First Peoples Fund (Rapid City, SD)


Julia Parker demonstrating her basket weaving 

Julia Parker, a basketweaver and 2007 NEA National Heritage Fellow, is one of the recipients of the Community Spirit Awards, honoring Native-American artists.  Photo courtesy of First Peoples Fund

Since 1999, the Community Spirit Awards have honored 36 artists from 26 different Native-American Nations from Alaska to Maine. Honorees are Native-American artists nominated by their tribes for their generosity, humility, and ability to inspire and teach. Their crafts range from the contemporary—mixed-media installations and photography—to the traditional—canoe-making and storytelling. For the past eight years, the awards were presented to those who keep alive the ancient way of life and resurrect forgotten tribal ceremonies and traditions.
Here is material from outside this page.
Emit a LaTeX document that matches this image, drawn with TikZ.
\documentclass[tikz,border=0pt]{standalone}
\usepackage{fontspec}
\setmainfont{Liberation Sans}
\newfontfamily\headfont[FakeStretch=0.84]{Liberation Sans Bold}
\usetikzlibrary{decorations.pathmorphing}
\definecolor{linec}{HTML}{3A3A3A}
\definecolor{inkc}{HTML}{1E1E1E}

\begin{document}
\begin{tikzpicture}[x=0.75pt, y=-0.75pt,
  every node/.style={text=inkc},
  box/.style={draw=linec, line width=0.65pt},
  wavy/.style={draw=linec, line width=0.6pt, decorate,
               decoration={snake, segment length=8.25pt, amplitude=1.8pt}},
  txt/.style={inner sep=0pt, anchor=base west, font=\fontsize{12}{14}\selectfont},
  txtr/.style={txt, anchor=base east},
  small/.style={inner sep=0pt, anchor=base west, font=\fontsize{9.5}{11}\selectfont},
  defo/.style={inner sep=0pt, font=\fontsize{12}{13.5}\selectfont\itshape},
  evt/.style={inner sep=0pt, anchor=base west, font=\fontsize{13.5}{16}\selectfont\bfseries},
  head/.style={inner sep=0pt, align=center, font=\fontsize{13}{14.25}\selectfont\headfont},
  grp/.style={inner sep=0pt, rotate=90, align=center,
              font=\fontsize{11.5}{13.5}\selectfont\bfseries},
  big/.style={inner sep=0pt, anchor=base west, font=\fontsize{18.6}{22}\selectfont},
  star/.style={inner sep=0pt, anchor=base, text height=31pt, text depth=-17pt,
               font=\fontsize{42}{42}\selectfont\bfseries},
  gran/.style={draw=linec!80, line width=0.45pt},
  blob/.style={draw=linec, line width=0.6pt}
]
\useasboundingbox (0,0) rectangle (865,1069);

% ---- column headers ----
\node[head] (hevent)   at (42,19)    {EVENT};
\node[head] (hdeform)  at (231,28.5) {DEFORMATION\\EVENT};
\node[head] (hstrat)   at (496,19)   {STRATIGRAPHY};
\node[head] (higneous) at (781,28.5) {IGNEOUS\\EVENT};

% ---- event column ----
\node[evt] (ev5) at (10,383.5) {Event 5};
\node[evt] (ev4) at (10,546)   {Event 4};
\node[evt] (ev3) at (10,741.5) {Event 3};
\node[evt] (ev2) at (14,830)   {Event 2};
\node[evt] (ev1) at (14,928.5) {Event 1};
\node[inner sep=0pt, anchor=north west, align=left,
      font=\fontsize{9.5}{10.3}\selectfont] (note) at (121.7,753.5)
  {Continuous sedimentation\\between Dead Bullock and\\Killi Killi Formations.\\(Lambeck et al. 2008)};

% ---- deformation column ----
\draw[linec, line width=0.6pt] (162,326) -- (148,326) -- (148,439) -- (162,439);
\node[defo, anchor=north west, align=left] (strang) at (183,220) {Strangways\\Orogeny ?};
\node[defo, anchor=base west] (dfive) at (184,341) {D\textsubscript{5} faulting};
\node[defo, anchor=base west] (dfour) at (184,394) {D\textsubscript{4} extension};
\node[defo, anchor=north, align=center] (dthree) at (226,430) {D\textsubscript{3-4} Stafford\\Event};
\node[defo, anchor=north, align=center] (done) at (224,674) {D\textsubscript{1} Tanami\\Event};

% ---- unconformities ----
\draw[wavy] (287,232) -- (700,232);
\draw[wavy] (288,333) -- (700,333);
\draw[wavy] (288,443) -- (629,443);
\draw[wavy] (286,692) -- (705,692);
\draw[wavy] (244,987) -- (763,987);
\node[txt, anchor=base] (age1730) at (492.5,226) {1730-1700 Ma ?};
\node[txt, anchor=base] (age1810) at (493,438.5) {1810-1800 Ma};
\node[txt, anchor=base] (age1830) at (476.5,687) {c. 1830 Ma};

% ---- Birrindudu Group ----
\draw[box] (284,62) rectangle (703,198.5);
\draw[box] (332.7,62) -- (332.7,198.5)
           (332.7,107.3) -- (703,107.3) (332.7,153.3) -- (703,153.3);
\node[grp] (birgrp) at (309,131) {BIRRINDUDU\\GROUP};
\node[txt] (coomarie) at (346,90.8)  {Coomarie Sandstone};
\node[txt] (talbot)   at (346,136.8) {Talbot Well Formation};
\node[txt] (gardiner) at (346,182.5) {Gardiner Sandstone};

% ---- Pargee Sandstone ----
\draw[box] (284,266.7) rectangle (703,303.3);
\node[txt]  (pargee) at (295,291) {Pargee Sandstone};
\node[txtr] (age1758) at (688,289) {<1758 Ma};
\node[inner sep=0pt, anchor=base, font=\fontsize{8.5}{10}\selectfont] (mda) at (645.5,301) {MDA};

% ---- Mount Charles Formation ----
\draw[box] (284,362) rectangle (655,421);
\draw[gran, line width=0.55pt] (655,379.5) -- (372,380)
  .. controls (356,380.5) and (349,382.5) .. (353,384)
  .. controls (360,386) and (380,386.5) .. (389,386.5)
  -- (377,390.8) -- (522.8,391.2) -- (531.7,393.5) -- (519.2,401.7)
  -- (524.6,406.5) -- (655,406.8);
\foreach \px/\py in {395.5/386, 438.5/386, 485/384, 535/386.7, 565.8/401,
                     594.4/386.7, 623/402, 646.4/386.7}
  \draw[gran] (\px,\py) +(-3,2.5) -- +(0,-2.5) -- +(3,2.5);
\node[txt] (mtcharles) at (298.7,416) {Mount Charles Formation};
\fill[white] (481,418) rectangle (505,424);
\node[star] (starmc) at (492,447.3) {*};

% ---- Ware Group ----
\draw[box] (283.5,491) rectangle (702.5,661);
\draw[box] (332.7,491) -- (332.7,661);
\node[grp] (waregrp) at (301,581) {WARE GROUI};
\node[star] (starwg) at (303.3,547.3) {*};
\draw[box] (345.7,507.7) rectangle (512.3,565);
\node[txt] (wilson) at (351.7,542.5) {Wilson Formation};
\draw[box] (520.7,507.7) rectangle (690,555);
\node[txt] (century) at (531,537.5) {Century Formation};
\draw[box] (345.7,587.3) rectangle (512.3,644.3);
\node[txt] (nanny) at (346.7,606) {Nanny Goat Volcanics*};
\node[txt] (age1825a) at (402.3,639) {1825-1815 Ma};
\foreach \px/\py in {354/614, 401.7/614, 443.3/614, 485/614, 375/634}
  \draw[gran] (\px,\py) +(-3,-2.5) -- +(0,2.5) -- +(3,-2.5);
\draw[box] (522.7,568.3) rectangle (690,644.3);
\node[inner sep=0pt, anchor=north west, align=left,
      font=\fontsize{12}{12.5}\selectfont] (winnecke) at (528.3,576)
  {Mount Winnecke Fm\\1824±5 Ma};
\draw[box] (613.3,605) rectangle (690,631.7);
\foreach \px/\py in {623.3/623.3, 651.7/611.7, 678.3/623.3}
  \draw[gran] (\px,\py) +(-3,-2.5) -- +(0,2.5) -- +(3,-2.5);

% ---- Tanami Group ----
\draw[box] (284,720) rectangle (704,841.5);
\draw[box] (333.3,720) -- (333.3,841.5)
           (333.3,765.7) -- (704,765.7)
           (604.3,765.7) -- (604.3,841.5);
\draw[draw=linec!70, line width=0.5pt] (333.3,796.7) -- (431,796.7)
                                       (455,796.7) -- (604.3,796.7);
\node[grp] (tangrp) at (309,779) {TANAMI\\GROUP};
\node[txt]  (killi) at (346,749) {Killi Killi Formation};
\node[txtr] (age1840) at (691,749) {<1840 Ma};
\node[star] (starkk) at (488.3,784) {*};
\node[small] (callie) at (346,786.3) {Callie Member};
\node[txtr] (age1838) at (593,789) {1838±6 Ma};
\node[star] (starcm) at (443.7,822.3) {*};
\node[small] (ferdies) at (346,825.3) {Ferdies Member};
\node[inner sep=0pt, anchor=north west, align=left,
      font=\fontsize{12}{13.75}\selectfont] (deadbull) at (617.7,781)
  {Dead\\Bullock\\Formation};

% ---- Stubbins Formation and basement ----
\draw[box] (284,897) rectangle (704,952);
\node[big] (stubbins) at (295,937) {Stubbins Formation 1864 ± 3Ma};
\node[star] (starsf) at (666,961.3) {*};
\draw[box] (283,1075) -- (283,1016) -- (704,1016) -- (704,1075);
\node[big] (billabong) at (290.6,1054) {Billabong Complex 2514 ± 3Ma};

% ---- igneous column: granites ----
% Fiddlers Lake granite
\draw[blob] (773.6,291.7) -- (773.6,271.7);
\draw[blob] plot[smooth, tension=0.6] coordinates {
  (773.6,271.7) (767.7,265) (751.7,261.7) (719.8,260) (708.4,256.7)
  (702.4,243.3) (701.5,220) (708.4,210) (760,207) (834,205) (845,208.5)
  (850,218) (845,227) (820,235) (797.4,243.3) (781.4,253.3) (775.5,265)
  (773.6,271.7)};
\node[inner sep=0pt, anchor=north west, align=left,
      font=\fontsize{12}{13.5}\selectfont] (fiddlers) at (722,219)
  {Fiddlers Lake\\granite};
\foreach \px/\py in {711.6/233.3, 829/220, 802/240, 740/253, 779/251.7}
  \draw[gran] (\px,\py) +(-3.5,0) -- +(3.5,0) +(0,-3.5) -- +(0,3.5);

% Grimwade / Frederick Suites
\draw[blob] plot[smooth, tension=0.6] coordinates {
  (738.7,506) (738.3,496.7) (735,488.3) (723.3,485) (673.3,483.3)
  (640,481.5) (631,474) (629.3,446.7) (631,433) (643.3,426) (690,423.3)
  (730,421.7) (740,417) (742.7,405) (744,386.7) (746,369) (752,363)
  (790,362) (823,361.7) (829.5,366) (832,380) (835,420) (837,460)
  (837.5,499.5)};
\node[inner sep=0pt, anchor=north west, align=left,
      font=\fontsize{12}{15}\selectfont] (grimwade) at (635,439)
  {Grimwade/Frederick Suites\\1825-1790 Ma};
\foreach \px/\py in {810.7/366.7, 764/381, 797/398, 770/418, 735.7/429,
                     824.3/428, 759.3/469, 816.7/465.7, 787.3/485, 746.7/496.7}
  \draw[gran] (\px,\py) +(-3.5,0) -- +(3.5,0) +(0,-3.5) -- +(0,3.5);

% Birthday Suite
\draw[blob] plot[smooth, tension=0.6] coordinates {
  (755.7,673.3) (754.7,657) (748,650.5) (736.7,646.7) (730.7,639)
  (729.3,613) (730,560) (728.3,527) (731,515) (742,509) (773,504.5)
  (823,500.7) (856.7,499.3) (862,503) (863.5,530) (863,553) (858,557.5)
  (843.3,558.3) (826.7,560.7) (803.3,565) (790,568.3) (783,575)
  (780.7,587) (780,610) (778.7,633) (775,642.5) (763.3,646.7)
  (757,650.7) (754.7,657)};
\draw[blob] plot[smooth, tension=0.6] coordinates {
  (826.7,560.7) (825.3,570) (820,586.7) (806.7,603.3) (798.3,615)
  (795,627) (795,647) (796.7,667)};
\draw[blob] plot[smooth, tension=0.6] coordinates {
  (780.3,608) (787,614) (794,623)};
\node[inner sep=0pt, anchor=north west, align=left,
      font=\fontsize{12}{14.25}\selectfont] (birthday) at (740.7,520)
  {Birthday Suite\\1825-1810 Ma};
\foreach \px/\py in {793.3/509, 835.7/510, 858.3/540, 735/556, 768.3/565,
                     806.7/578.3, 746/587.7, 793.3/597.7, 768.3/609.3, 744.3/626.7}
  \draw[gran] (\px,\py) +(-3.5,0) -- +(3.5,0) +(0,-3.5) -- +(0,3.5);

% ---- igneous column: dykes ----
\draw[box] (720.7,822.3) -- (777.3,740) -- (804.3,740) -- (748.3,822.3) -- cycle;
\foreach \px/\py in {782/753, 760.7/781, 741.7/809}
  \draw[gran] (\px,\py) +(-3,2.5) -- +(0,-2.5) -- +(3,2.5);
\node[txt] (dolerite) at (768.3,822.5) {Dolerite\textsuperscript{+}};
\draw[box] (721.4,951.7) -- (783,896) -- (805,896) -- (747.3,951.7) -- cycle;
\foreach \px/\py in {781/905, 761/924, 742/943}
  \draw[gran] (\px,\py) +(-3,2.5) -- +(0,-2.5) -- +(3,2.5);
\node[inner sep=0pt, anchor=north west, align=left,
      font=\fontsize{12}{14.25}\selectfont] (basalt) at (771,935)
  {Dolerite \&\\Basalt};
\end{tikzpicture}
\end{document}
In FY 2007, the First Peoples Fund received an NEA Access to Artistic Excellence grant of $30,000 toward a publication commemorating the Community Spirit Award artists, featuring nine years’ worth of stories and anecdotes. The 72-page booklet will bring recognition to the diverse cultures within the Lakota Nation itself, as well as in the surrounding rural communities. “This gives us the opportunity to share the voices of the indigenous Americans with the rest of America,” said Lori Pourier, president of the First Peoples Fund. “A banker from a local community attended the ceremony last year. All he could say afterward was ‘I had no idea.’”
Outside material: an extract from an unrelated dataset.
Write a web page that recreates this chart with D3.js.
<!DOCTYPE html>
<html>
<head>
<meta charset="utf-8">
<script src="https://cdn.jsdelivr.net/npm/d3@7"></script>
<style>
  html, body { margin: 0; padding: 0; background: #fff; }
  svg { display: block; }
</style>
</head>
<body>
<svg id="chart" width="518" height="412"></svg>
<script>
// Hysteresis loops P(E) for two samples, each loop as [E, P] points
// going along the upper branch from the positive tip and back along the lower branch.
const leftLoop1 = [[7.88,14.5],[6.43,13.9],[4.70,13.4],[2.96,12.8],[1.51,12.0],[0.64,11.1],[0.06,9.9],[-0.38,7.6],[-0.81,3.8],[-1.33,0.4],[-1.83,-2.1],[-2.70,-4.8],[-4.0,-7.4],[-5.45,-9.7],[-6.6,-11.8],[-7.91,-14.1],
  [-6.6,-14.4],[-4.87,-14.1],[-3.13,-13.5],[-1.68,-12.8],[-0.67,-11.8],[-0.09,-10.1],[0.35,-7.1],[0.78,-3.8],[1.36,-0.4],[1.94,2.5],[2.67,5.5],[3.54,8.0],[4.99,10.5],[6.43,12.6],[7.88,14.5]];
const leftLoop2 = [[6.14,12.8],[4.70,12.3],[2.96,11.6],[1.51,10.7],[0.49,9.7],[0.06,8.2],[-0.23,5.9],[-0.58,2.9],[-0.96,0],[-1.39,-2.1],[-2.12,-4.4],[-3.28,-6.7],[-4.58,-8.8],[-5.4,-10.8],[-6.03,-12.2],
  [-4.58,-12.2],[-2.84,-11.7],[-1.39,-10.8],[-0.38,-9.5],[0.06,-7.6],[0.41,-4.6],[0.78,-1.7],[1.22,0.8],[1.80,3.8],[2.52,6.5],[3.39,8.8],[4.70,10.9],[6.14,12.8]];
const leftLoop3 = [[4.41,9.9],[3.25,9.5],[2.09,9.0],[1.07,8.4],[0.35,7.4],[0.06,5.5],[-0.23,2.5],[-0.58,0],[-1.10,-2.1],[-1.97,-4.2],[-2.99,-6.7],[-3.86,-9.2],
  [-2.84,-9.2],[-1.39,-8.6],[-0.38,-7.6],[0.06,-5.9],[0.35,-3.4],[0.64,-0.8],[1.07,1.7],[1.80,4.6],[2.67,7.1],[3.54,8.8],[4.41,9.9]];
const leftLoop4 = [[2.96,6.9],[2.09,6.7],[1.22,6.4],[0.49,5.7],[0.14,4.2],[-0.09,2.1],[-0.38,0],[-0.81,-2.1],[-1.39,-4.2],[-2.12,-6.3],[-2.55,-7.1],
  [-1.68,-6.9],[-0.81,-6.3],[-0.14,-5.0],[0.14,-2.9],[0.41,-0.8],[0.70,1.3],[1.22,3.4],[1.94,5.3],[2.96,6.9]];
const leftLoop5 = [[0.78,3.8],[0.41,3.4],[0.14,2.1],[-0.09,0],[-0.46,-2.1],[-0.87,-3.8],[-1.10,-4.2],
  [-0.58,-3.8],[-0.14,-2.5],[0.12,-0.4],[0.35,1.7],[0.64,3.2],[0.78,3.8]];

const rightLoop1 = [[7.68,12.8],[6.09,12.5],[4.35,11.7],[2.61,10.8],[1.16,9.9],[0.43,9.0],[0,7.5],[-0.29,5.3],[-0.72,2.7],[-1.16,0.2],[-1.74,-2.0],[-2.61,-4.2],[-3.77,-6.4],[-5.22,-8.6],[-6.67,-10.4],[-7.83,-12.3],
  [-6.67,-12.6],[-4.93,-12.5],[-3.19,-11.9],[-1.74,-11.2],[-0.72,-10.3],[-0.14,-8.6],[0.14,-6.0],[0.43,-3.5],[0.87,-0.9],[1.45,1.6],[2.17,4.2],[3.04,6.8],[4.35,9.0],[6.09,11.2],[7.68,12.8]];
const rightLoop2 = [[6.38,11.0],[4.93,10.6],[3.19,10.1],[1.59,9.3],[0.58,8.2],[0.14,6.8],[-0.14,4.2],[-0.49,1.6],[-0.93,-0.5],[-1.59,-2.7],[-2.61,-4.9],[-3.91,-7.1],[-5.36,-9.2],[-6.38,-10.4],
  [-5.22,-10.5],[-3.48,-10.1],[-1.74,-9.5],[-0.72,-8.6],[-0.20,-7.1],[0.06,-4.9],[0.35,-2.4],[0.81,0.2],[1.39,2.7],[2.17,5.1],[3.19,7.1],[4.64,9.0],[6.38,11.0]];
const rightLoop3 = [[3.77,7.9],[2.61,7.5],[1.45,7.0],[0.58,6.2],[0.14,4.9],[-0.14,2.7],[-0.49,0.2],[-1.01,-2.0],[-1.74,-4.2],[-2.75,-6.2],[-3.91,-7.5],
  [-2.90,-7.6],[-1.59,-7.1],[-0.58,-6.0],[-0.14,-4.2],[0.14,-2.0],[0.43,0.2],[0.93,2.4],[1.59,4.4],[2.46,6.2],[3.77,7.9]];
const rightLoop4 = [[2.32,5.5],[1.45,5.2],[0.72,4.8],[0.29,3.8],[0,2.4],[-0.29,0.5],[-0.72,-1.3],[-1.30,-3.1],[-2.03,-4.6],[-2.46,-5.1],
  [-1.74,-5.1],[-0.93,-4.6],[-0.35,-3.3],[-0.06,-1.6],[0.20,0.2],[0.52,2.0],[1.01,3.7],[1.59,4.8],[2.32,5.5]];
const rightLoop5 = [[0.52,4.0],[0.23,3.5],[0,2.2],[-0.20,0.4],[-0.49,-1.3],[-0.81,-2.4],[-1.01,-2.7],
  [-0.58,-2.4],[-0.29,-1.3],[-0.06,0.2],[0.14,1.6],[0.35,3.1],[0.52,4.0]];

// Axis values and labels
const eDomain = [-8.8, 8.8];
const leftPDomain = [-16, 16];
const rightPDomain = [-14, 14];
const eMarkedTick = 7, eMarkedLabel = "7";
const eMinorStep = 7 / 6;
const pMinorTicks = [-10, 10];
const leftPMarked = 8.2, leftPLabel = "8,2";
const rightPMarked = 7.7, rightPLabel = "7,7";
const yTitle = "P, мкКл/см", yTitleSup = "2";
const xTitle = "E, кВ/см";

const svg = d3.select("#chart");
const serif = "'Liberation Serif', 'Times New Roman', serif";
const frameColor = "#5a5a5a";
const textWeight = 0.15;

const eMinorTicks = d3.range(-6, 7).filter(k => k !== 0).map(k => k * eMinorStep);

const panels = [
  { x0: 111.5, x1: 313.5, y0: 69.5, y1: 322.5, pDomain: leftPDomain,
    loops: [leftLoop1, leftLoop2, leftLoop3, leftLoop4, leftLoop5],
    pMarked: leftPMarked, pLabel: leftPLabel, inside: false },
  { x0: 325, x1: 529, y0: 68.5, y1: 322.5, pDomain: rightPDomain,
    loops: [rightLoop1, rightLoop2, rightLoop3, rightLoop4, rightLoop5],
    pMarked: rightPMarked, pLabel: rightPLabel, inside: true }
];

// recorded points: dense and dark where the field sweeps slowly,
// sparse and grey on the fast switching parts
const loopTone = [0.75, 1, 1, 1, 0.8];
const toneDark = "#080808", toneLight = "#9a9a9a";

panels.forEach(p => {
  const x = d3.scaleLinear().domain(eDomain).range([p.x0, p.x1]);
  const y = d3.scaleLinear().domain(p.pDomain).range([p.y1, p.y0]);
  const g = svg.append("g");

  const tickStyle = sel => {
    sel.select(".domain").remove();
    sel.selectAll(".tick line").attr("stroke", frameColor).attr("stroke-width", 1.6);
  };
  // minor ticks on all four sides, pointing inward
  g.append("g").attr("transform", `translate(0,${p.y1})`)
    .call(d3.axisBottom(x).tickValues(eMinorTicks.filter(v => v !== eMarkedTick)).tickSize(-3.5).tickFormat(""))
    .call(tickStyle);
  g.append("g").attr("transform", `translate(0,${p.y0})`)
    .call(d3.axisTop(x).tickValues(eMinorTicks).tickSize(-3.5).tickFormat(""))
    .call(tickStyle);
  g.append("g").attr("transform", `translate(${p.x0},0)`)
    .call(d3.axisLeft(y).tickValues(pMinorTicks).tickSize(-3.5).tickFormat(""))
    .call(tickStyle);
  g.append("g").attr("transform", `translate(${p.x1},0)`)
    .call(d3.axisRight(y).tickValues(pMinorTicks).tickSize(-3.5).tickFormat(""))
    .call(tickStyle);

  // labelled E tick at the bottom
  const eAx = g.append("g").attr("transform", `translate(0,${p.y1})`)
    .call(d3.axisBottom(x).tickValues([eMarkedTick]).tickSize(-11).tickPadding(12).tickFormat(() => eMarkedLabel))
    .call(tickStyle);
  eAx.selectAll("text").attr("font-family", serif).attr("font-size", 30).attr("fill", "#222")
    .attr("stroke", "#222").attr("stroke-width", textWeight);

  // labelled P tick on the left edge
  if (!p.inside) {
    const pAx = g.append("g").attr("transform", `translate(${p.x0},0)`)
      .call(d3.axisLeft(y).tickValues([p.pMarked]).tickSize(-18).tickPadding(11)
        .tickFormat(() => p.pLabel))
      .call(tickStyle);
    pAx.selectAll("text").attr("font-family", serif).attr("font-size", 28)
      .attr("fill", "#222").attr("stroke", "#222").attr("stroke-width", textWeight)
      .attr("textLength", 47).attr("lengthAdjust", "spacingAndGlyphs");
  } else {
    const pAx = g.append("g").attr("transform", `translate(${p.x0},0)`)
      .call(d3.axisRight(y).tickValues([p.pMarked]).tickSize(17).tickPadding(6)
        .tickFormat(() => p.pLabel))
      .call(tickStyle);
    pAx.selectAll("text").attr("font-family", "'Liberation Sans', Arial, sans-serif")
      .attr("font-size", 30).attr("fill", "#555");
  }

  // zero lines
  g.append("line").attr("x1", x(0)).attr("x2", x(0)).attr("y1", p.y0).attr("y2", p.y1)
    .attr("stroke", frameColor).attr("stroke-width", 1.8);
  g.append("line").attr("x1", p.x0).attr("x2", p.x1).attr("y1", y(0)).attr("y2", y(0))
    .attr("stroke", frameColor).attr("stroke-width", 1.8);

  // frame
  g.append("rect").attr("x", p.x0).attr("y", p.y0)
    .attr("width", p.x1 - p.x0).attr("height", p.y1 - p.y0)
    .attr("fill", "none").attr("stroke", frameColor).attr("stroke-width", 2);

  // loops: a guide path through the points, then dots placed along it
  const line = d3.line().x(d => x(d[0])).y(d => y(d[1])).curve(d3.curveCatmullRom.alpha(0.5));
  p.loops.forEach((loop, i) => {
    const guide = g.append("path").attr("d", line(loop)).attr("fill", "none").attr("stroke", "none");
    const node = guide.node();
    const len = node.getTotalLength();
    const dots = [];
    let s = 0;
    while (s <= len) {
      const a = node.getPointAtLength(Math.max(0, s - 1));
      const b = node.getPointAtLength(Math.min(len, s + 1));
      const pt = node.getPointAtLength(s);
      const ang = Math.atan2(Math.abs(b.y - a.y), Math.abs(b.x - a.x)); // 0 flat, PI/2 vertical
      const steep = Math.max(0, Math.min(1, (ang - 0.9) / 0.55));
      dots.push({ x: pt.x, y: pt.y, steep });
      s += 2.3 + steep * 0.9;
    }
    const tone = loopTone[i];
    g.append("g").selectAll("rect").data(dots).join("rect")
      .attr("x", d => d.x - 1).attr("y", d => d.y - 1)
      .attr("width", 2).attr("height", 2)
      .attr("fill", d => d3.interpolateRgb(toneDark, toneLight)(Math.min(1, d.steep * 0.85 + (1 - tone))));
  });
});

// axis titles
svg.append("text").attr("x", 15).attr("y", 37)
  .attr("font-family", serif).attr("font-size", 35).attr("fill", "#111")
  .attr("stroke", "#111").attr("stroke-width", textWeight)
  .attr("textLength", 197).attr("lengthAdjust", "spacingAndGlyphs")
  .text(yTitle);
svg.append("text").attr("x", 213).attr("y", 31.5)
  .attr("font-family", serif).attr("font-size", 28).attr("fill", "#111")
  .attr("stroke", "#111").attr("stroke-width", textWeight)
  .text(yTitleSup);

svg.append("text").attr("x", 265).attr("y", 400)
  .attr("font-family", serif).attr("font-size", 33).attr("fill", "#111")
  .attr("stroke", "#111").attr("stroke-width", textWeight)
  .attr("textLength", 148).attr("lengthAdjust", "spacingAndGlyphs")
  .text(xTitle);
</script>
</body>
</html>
Included in the publication are biographies of the artists, samples of their work, and commentary from their nominators and others in their tribes. The publication will be distributed to local libraries and colleges as a learning tool, and to the artists’ tribes, where their tales will be preserved in print forever. Plans to create an interactive DVD-ROM are also in the works.

To honor these artists is to honor the communities themselves: it is the role of the artist in Northern Plains communities to serve the people by bringing them spirit and inspiration. Continuing this tradition is pivotal to preserving and sustaining the Lakota Nation’s unique culture. Said Pourier, “It’s interesting how when one member is honored, it inspires the spirit of others to serve, too.”